Copy out the data below as written; omit any images.

== Data shown ==
== == ==

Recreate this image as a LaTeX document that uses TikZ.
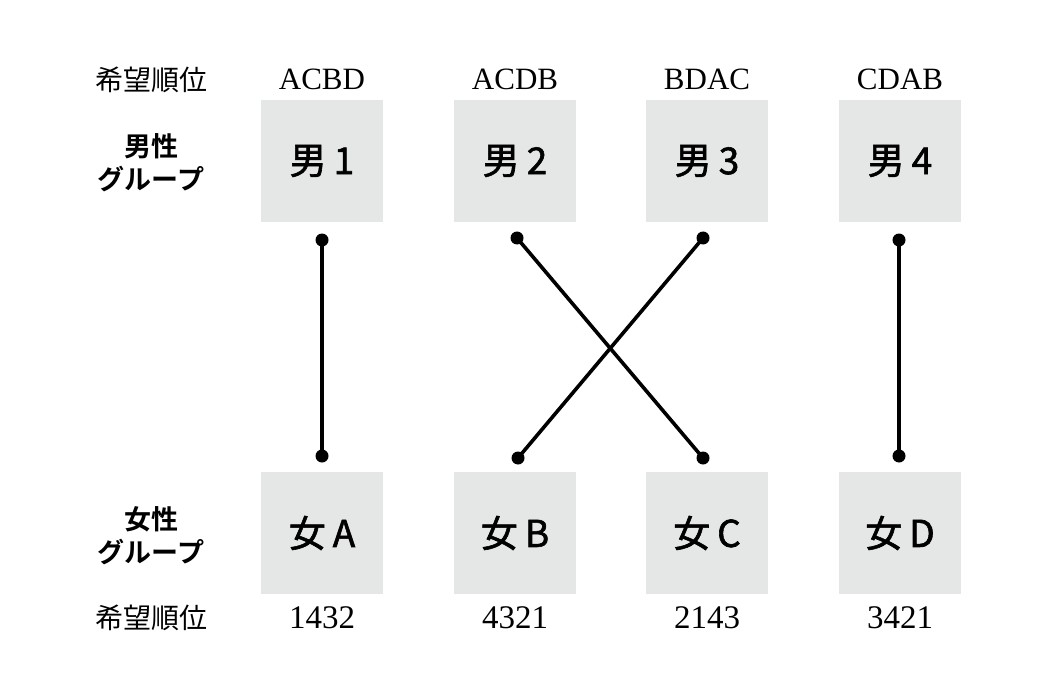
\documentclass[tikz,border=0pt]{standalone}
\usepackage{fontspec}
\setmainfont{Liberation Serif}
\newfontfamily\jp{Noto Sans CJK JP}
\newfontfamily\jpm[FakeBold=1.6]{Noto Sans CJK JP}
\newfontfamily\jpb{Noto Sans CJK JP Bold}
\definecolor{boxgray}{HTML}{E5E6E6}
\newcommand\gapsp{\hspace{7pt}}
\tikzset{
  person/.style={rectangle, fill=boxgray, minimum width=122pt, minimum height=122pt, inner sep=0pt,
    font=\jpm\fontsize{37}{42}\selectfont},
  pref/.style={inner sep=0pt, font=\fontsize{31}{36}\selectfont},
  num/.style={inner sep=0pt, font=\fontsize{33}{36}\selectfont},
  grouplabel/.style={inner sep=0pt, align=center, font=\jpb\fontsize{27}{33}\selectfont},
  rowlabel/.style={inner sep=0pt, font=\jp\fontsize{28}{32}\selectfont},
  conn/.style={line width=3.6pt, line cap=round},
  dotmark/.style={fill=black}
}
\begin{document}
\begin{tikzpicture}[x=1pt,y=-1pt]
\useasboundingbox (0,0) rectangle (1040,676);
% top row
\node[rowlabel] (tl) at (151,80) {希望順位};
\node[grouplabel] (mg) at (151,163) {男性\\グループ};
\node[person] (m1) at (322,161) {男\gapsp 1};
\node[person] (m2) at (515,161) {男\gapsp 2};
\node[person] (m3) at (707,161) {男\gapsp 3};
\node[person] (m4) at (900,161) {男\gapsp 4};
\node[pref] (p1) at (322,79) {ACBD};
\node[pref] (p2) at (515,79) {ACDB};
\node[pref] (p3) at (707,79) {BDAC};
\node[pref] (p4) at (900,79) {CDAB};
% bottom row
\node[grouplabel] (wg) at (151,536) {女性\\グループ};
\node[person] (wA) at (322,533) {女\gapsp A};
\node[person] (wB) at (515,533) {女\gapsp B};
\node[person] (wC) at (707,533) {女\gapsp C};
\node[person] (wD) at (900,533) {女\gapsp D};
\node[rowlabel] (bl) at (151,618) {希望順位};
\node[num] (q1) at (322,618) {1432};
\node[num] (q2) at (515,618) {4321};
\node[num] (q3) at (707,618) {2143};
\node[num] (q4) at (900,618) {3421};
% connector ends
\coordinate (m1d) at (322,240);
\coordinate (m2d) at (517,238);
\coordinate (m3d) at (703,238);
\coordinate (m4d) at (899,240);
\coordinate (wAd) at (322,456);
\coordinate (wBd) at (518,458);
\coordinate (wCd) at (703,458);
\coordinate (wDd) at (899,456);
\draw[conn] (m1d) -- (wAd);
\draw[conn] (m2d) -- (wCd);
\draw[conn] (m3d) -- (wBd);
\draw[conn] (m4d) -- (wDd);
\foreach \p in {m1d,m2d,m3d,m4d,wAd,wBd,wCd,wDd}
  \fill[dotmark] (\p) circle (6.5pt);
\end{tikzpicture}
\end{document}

== == ==

== Answer to the exercise ==
Recreate this image as a LaTeX document that uses TikZ.
\documentclass[tikz,border=0pt]{standalone}
\usepackage{fontspec}
\setmainfont{Liberation Serif}
\newfontfamily\jp{Noto Sans CJK JP}
\newfontfamily\jpm[FakeBold=1.6]{Noto Sans CJK JP}
\newfontfamily\jpb{Noto Sans CJK JP Bold}
\definecolor{boxgray}{HTML}{E5E6E6}
\newcommand\gapsp{\hspace{7pt}}
\tikzset{
  person/.style={rectangle, fill=boxgray, minimum width=122pt, minimum height=122pt, inner sep=0pt,
    font=\jpm\fontsize{37}{42}\selectfont},
  pref/.style={inner sep=0pt, font=\fontsize{31}{36}\selectfont},
  num/.style={inner sep=0pt, font=\fontsize{33}{36}\selectfont},
  grouplabel/.style={inner sep=0pt, align=center, font=\jpb\fontsize{27}{33}\selectfont},
  rowlabel/.style={inner sep=0pt, font=\jp\fontsize{28}{32}\selectfont},
  conn/.style={line width=3.6pt, line cap=round},
  dotmark/.style={fill=black}
}
\begin{document}
\begin{tikzpicture}[x=1pt,y=-1pt]
\useasboundingbox (0,0) rectangle (1040,676);
% top row
\node[rowlabel] (tl) at (151,80) {希望順位};
\node[grouplabel] (mg) at (151,163) {男性\\グループ};
\node[person] (m1) at (322,161) {男\gapsp 1};
\node[person] (m2) at (515,161) {男\gapsp 2};
\node[person] (m3) at (707,161) {男\gapsp 3};
\node[person] (m4) at (900,161) {男\gapsp 4};
\node[pref] (p1) at (322,79) {ACBD};
\node[pref] (p2) at (515,79) {ACDB};
\node[pref] (p3) at (707,79) {BDAC};
\node[pref] (p4) at (900,79) {CDAB};
% bottom row
\node[grouplabel] (wg) at (151,536) {女性\\グループ};
\node[person] (wA) at (322,533) {女\gapsp A};
\node[person] (wB) at (515,533) {女\gapsp B};
\node[person] (wC) at (707,533) {女\gapsp C};
\node[person] (wD) at (900,533) {女\gapsp D};
\node[rowlabel] (bl) at (151,618) {希望順位};
\node[num] (q1) at (322,618) {1432};
\node[num] (q2) at (515,618) {4321};
\node[num] (q3) at (707,618) {2143};
\node[num] (q4) at (900,618) {3421};
% connector ends
\coordinate (m1d) at (322,240);
\coordinate (m2d) at (517,238);
\coordinate (m3d) at (703,238);
\coordinate (m4d) at (899,240);
\coordinate (wAd) at (322,456);
\coordinate (wBd) at (518,458);
\coordinate (wCd) at (703,458);
\coordinate (wDd) at (899,456);
\draw[conn] (m1d) -- (wAd);
\draw[conn] (m2d) -- (wCd);
\draw[conn] (m3d) -- (wBd);
\draw[conn] (m4d) -- (wDd);
\foreach \p in {m1d,m2d,m3d,m4d,wAd,wBd,wCd,wDd}
  \fill[dotmark] (\p) circle (6.5pt);
\end{tikzpicture}
\end{document}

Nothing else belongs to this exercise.